### [WRITTEN REQUEST]
Word for word, transcribe the lines below and drop the pictures.
-- Start of INFORMATION PROVIDED --
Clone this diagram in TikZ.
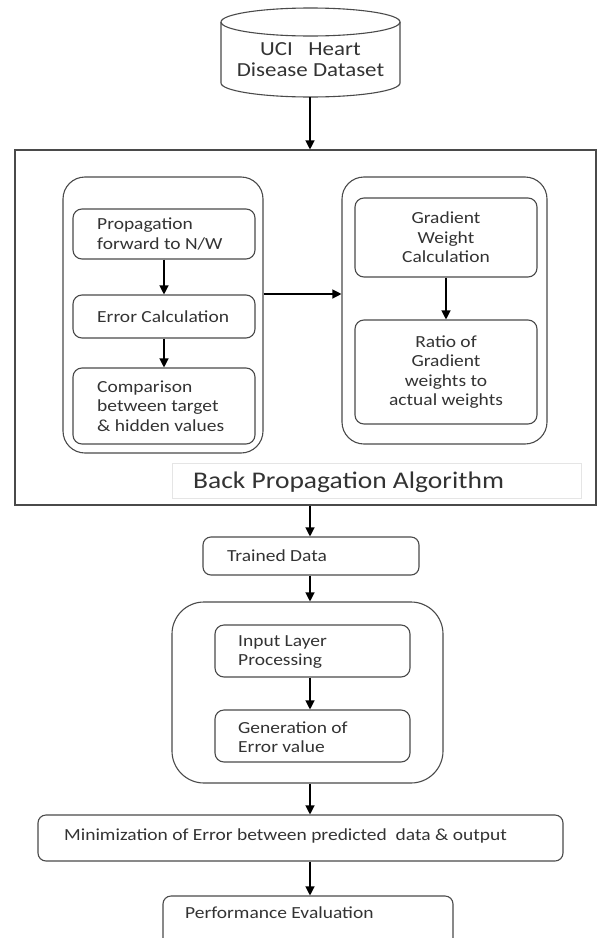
\documentclass[tikz,border=0pt]{standalone}
\usepackage{fontspec}
\setmainfont[FakeStretch=1.15]{Carlito}
\usetikzlibrary{arrows.meta}
\definecolor{linec}{HTML}{4A4A4A}
\definecolor{textc}{HTML}{333333}
\tikzset{
  line/.style={draw=linec, line width=1.1bp},
  box/.style={line, rounded corners=9bp, fill=white, inner sep=0pt},
  grp/.style={line, rounded corners=22bp, inner sep=0pt},
  txt/.style={text=textc, font=\fontsize{17}{19.5}\selectfont, inner sep=0pt},
  arr/.style={-{Triangle[length=9bp,width=9bp]}, line width=1.2bp, draw=black},
}
\begin{document}
\begin{tikzpicture}[x=1bp,y=-1bp]
\clip (0,0) rectangle (598,938);
\fill[white] (0,0) rectangle (598,938);
\coordinate (axis) at (310,0);
\coordinate (hy) at (0,294);

% cylinder
\draw[line] (310.5,22) ellipse[x radius=89.5, y radius=14];
\draw[line] (221,22) -- (221,83) arc[start angle=180, end angle=0, x radius=89.5, y radius=14] -- (400,22);
\node[txt, align=center, font=\fontsize{20}{21}\selectfont, minimum width=179bp, minimum height=75bp] (cyl) at (310.5,59.5) {UCI\ \ \ Heart\\Disease Dataset};

% outer box
\node[line, minimum width=581bp, minimum height=355bp, inner sep=0pt] (outer) at (305.5,327.5) {};

% left group
\node[grp, minimum width=200bp, minimum height=276bp] (lgroup) at (163,315) {};
\node[box, minimum width=182bp, minimum height=50bp] (prop) at (164,234) {};
\node[txt, anchor=west, align=left] (propt) at (97,234) {Propagation\\forward to N/W};
\node[box, minimum width=182bp, minimum height=43bp] (errc) at (164,316.5) {};
\node[txt, anchor=west, align=left] (errct) at (97,316.5) {Error Calculation};
\node[box, minimum width=182bp, minimum height=76bp] (comp) at (164,406) {};
\node[txt, anchor=west, align=left] (compt) at (97,406) {Comparison\\between target\\\& hidden values};

% right group
\node[grp, minimum width=205bp, minimum height=267bp] (rgroup) at (444.5,310.5) {};
\node[box, minimum width=182bp, minimum height=79bp] (grad) at (446,237.5) {};
\node[txt, align=center] (gradt) at (446,237.5) {Gradient\\Weight\\Calculation};
\node[box, minimum width=182bp, minimum height=104bp] (ratio) at (446,372) {};
\node[txt, align=center] (ratiot) at (446,372) {Ratio of\\Gradient\\weights to\\actual weights};

% label
\node[draw=black!10, line width=0.8bp, fill=white, minimum width=409bp, minimum height=35bp, inner sep=0pt] (lab) at (376.5,480.5) {};
\node[txt, anchor=west, font=\fontsize{24}{26}\selectfont] (labt) at (193,482) {Back Propagation Algorithm};

% trained data
\node[box, minimum width=216bp, minimum height=38bp, rounded corners=8bp] (trained) at (311,556) {};
\node[txt, anchor=west] (trainedt) at (227,556) {Trained Data};

% bottom group
\node[grp, rounded corners=32bp, minimum width=271bp, minimum height=181bp] (bgroup) at (307.5,692.5) {};
\node[box, minimum width=195bp, minimum height=52bp] (inp) at (312.5,651) {};
\node[txt, anchor=west, align=left] (inpt) at (238,652) {Input Layer\\Processing};
\node[box, minimum width=195bp, minimum height=52bp] (gen) at (312.5,736) {};
\node[txt, anchor=west, align=left] (gent) at (238,737) {Generation of\\Error value};

% minimization
\node[box, minimum width=525bp, minimum height=46bp, rounded corners=8bp] (minim) at (300.5,838) {};
\node[txt, anchor=west] (minimt) at (64,836) {Minimization of Error between predicted\ \ data \& output};

% performance
\node[box, minimum width=290bp, minimum height=60bp, rounded corners=8bp] (perf) at (308,926) {};
\node[txt, anchor=west] (perft) at (185,913) {Performance Evaluation};

% arrows
\draw[arr] (cyl.south -| axis) -- (outer.north -| axis);
\draw[arr] (prop.south) -- (errc.north);
\draw[arr] (errc.south) -- (comp.north);
\draw[arr] (lgroup.east |- hy) -- (rgroup.west |- hy);
\draw[arr] (grad.south) -- (ratio.north);
\draw[arr] (outer.south -| axis) -- (trained.north -| axis);
\draw[arr] (trained.south -| axis) -- (bgroup.north -| axis);
\draw[arr] (inp.south -| axis) -- (gen.north -| axis);
\draw[arr] (bgroup.south -| axis) -- (minim.north -| axis);
\draw[arr] (minim.south -| axis) -- (perf.north -| axis);
\end{tikzpicture}
\end{document}
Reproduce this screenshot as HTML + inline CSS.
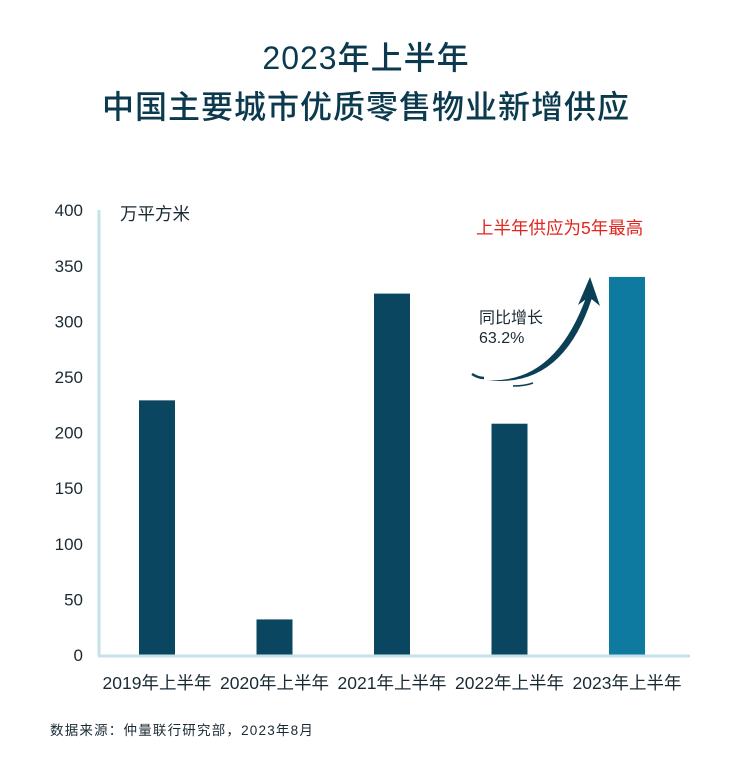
<!DOCTYPE html>
<html><head><meta charset="utf-8"><style>
body{margin:0;background:#fff;}
svg{display:block;font-family:"Liberation Sans","Noto Sans CJK SC",sans-serif;}
</style></head><body>
<svg id="chart" width="744" height="760" viewBox="0 0 744 760">
<text x="366" y="69" text-anchor="middle" font-size="32" font-weight="500" letter-spacing="1" fill="#0b3a4f">2023年上半年</text>
<text x="366" y="118" text-anchor="middle" font-size="32" font-weight="500" letter-spacing="1" fill="#0b3a4f">中国主要城市优质零售物业新增供应</text>
<text x="120" y="220" font-size="17.5" fill="#1a2a33">万平方米</text>
<g id="yticks"></g>
<g id="bars"></g>
<line x1="99" y1="210" x2="99" y2="656" stroke="#c4e2e8" stroke-width="3"/>
<line x1="98" y1="656" x2="690" y2="656" stroke="#c4e2e8" stroke-width="3"/>
<g id="xlabels"></g>
<text x="476" y="234" font-size="17.5" fill="#e0261f">上半年供应为5年最高</text>
<text x="479" y="323" font-size="16" fill="#1a2a33">同比增长</text>
<text x="479" y="343" font-size="16" fill="#1a2a33">63.2%</text>
<g>
<path d="M486,380 Q555,385 587,295 L592,298 Q562,390 486,380 Z" fill="#0b3f55"/>
<path d="M590,277 L578,305 L589,297 L600,306 Z" fill="#0b3f55"/>
<path d="M472,374 Q478,378 484,378" stroke="#0b3f55" stroke-width="2.5" fill="none"/>
<path d="M513,386 Q525,386 533,383" stroke="#0b3f55" stroke-width="1.5" fill="none"/>
</g>
<text x="50" y="735" font-size="13.5" fill="#1a2a33" letter-spacing="1.2">数据来源：仲量联行研究部，2023年8月</text>
</svg>
<script>
const categories=["2019年上半年","2020年上半年","2021年上半年","2022年上半年","2023年上半年"];
const values=[229,32,325,208,340];
const yTicks=[0,50,100,150,200,250,300,350,400];
const ns="http://www.w3.org/2000/svg";
const y0=655,pxPer=444.8/400;
function yScale(v){return y0-v*pxPer;}
function xCenter(i){return 157+i*117.5;}
const yt=document.getElementById('yticks');
yTicks.forEach(t=>{const e=document.createElementNS(ns,'text');
e.setAttribute('x',83);e.setAttribute('y',yScale(t)+6);e.setAttribute('text-anchor','end');e.setAttribute('font-size','17');e.setAttribute('fill','#1a2a33');


e.textContent=t;yt.appendChild(e);});
const bg=document.getElementById('bars'),xl=document.getElementById('xlabels');
values.forEach((v,i)=>{const r=document.createElementNS(ns,'rect');
r.setAttribute('x',xCenter(i)-18);r.setAttribute('width',36);r.setAttribute('y',yScale(v));r.setAttribute('height',y0-yScale(v));
r.setAttribute('fill',i===values.length-1?'#0e7aa0':'#0b4660');


bg.appendChild(r);
const t=document.createElementNS(ns,'text');
t.setAttribute('x',xCenter(i));t.setAttribute('y',689);t.setAttribute('text-anchor','middle');t.setAttribute('font-size','17.5');t.setAttribute('fill','#1a2a33');


t.textContent=categories[i];xl.appendChild(t);});
</script>
</body></html>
-- End of INFORMATION PROVIDED --
### [TASK ANSWER]
Clone this diagram in TikZ.
\documentclass[tikz,border=0pt]{standalone}
\usepackage{fontspec}
\setmainfont[FakeStretch=1.15]{Carlito}
\usetikzlibrary{arrows.meta}
\definecolor{linec}{HTML}{4A4A4A}
\definecolor{textc}{HTML}{333333}
\tikzset{
  line/.style={draw=linec, line width=1.1bp},
  box/.style={line, rounded corners=9bp, fill=white, inner sep=0pt},
  grp/.style={line, rounded corners=22bp, inner sep=0pt},
  txt/.style={text=textc, font=\fontsize{17}{19.5}\selectfont, inner sep=0pt},
  arr/.style={-{Triangle[length=9bp,width=9bp]}, line width=1.2bp, draw=black},
}
\begin{document}
\begin{tikzpicture}[x=1bp,y=-1bp]
\clip (0,0) rectangle (598,938);
\fill[white] (0,0) rectangle (598,938);
\coordinate (axis) at (310,0);
\coordinate (hy) at (0,294);

% cylinder
\draw[line] (310.5,22) ellipse[x radius=89.5, y radius=14];
\draw[line] (221,22) -- (221,83) arc[start angle=180, end angle=0, x radius=89.5, y radius=14] -- (400,22);
\node[txt, align=center, font=\fontsize{20}{21}\selectfont, minimum width=179bp, minimum height=75bp] (cyl) at (310.5,59.5) {UCI\ \ \ Heart\\Disease Dataset};

% outer box
\node[line, minimum width=581bp, minimum height=355bp, inner sep=0pt] (outer) at (305.5,327.5) {};

% left group
\node[grp, minimum width=200bp, minimum height=276bp] (lgroup) at (163,315) {};
\node[box, minimum width=182bp, minimum height=50bp] (prop) at (164,234) {};
\node[txt, anchor=west, align=left] (propt) at (97,234) {Propagation\\forward to N/W};
\node[box, minimum width=182bp, minimum height=43bp] (errc) at (164,316.5) {};
\node[txt, anchor=west, align=left] (errct) at (97,316.5) {Error Calculation};
\node[box, minimum width=182bp, minimum height=76bp] (comp) at (164,406) {};
\node[txt, anchor=west, align=left] (compt) at (97,406) {Comparison\\between target\\\& hidden values};

% right group
\node[grp, minimum width=205bp, minimum height=267bp] (rgroup) at (444.5,310.5) {};
\node[box, minimum width=182bp, minimum height=79bp] (grad) at (446,237.5) {};
\node[txt, align=center] (gradt) at (446,237.5) {Gradient\\Weight\\Calculation};
\node[box, minimum width=182bp, minimum height=104bp] (ratio) at (446,372) {};
\node[txt, align=center] (ratiot) at (446,372) {Ratio of\\Gradient\\weights to\\actual weights};

% label
\node[draw=black!10, line width=0.8bp, fill=white, minimum width=409bp, minimum height=35bp, inner sep=0pt] (lab) at (376.5,480.5) {};
\node[txt, anchor=west, font=\fontsize{24}{26}\selectfont] (labt) at (193,482) {Back Propagation Algorithm};

% trained data
\node[box, minimum width=216bp, minimum height=38bp, rounded corners=8bp] (trained) at (311,556) {};
\node[txt, anchor=west] (trainedt) at (227,556) {Trained Data};

% bottom group
\node[grp, rounded corners=32bp, minimum width=271bp, minimum height=181bp] (bgroup) at (307.5,692.5) {};
\node[box, minimum width=195bp, minimum height=52bp] (inp) at (312.5,651) {};
\node[txt, anchor=west, align=left] (inpt) at (238,652) {Input Layer\\Processing};
\node[box, minimum width=195bp, minimum height=52bp] (gen) at (312.5,736) {};
\node[txt, anchor=west, align=left] (gent) at (238,737) {Generation of\\Error value};

% minimization
\node[box, minimum width=525bp, minimum height=46bp, rounded corners=8bp] (minim) at (300.5,838) {};
\node[txt, anchor=west] (minimt) at (64,836) {Minimization of Error between predicted\ \ data \& output};

% performance
\node[box, minimum width=290bp, minimum height=60bp, rounded corners=8bp] (perf) at (308,926) {};
\node[txt, anchor=west] (perft) at (185,913) {Performance Evaluation};

% arrows
\draw[arr] (cyl.south -| axis) -- (outer.north -| axis);
\draw[arr] (prop.south) -- (errc.north);
\draw[arr] (errc.south) -- (comp.north);
\draw[arr] (lgroup.east |- hy) -- (rgroup.west |- hy);
\draw[arr] (grad.south) -- (ratio.north);
\draw[arr] (outer.south -| axis) -- (trained.north -| axis);
\draw[arr] (trained.south -| axis) -- (bgroup.north -| axis);
\draw[arr] (inp.south -| axis) -- (gen.north -| axis);
\draw[arr] (bgroup.south -| axis) -- (minim.north -| axis);
\draw[arr] (minim.south -| axis) -- (perf.north -| axis);
\end{tikzpicture}
\end{document}
Reproduce this screenshot as HTML + inline CSS.
<!DOCTYPE html>
<html><head><meta charset="utf-8"><style>
body{margin:0;background:#fff;}
svg{display:block;font-family:"Liberation Sans","Noto Sans CJK SC",sans-serif;}
</style></head><body>
<svg id="chart" width="744" height="760" viewBox="0 0 744 760">
<text x="366" y="69" text-anchor="middle" font-size="32" font-weight="500" letter-spacing="1" fill="#0b3a4f">2023年上半年</text>
<text x="366" y="118" text-anchor="middle" font-size="32" font-weight="500" letter-spacing="1" fill="#0b3a4f">中国主要城市优质零售物业新增供应</text>
<text x="120" y="220" font-size="17.5" fill="#1a2a33">万平方米</text>
<g id="yticks"></g>
<g id="bars"></g>
<line x1="99" y1="210" x2="99" y2="656" stroke="#c4e2e8" stroke-width="3"/>
<line x1="98" y1="656" x2="690" y2="656" stroke="#c4e2e8" stroke-width="3"/>
<g id="xlabels"></g>
<text x="476" y="234" font-size="17.5" fill="#e0261f">上半年供应为5年最高</text>
<text x="479" y="323" font-size="16" fill="#1a2a33">同比增长</text>
<text x="479" y="343" font-size="16" fill="#1a2a33">63.2%</text>
<g>
<path d="M486,380 Q555,385 587,295 L592,298 Q562,390 486,380 Z" fill="#0b3f55"/>
<path d="M590,277 L578,305 L589,297 L600,306 Z" fill="#0b3f55"/>
<path d="M472,374 Q478,378 484,378" stroke="#0b3f55" stroke-width="2.5" fill="none"/>
<path d="M513,386 Q525,386 533,383" stroke="#0b3f55" stroke-width="1.5" fill="none"/>
</g>
<text x="50" y="735" font-size="13.5" fill="#1a2a33" letter-spacing="1.2">数据来源：仲量联行研究部，2023年8月</text>
</svg>
<script>
const categories=["2019年上半年","2020年上半年","2021年上半年","2022年上半年","2023年上半年"];
const values=[229,32,325,208,340];
const yTicks=[0,50,100,150,200,250,300,350,400];
const ns="http://www.w3.org/2000/svg";
const y0=655,pxPer=444.8/400;
function yScale(v){return y0-v*pxPer;}
function xCenter(i){return 157+i*117.5;}
const yt=document.getElementById('yticks');
yTicks.forEach(t=>{const e=document.createElementNS(ns,'text');
e.setAttribute('x',83);e.setAttribute('y',yScale(t)+6);e.setAttribute('text-anchor','end');e.setAttribute('font-size','17');e.setAttribute('fill','#1a2a33');


e.textContent=t;yt.appendChild(e);});
const bg=document.getElementById('bars'),xl=document.getElementById('xlabels');
values.forEach((v,i)=>{const r=document.createElementNS(ns,'rect');
r.setAttribute('x',xCenter(i)-18);r.setAttribute('width',36);r.setAttribute('y',yScale(v));r.setAttribute('height',y0-yScale(v));
r.setAttribute('fill',i===values.length-1?'#0e7aa0':'#0b4660');


bg.appendChild(r);
const t=document.createElementNS(ns,'text');
t.setAttribute('x',xCenter(i));t.setAttribute('y',689);t.setAttribute('text-anchor','middle');t.setAttribute('font-size','17.5');t.setAttribute('fill','#1a2a33');


t.textContent=categories[i];xl.appendChild(t);});
</script>
</body></html>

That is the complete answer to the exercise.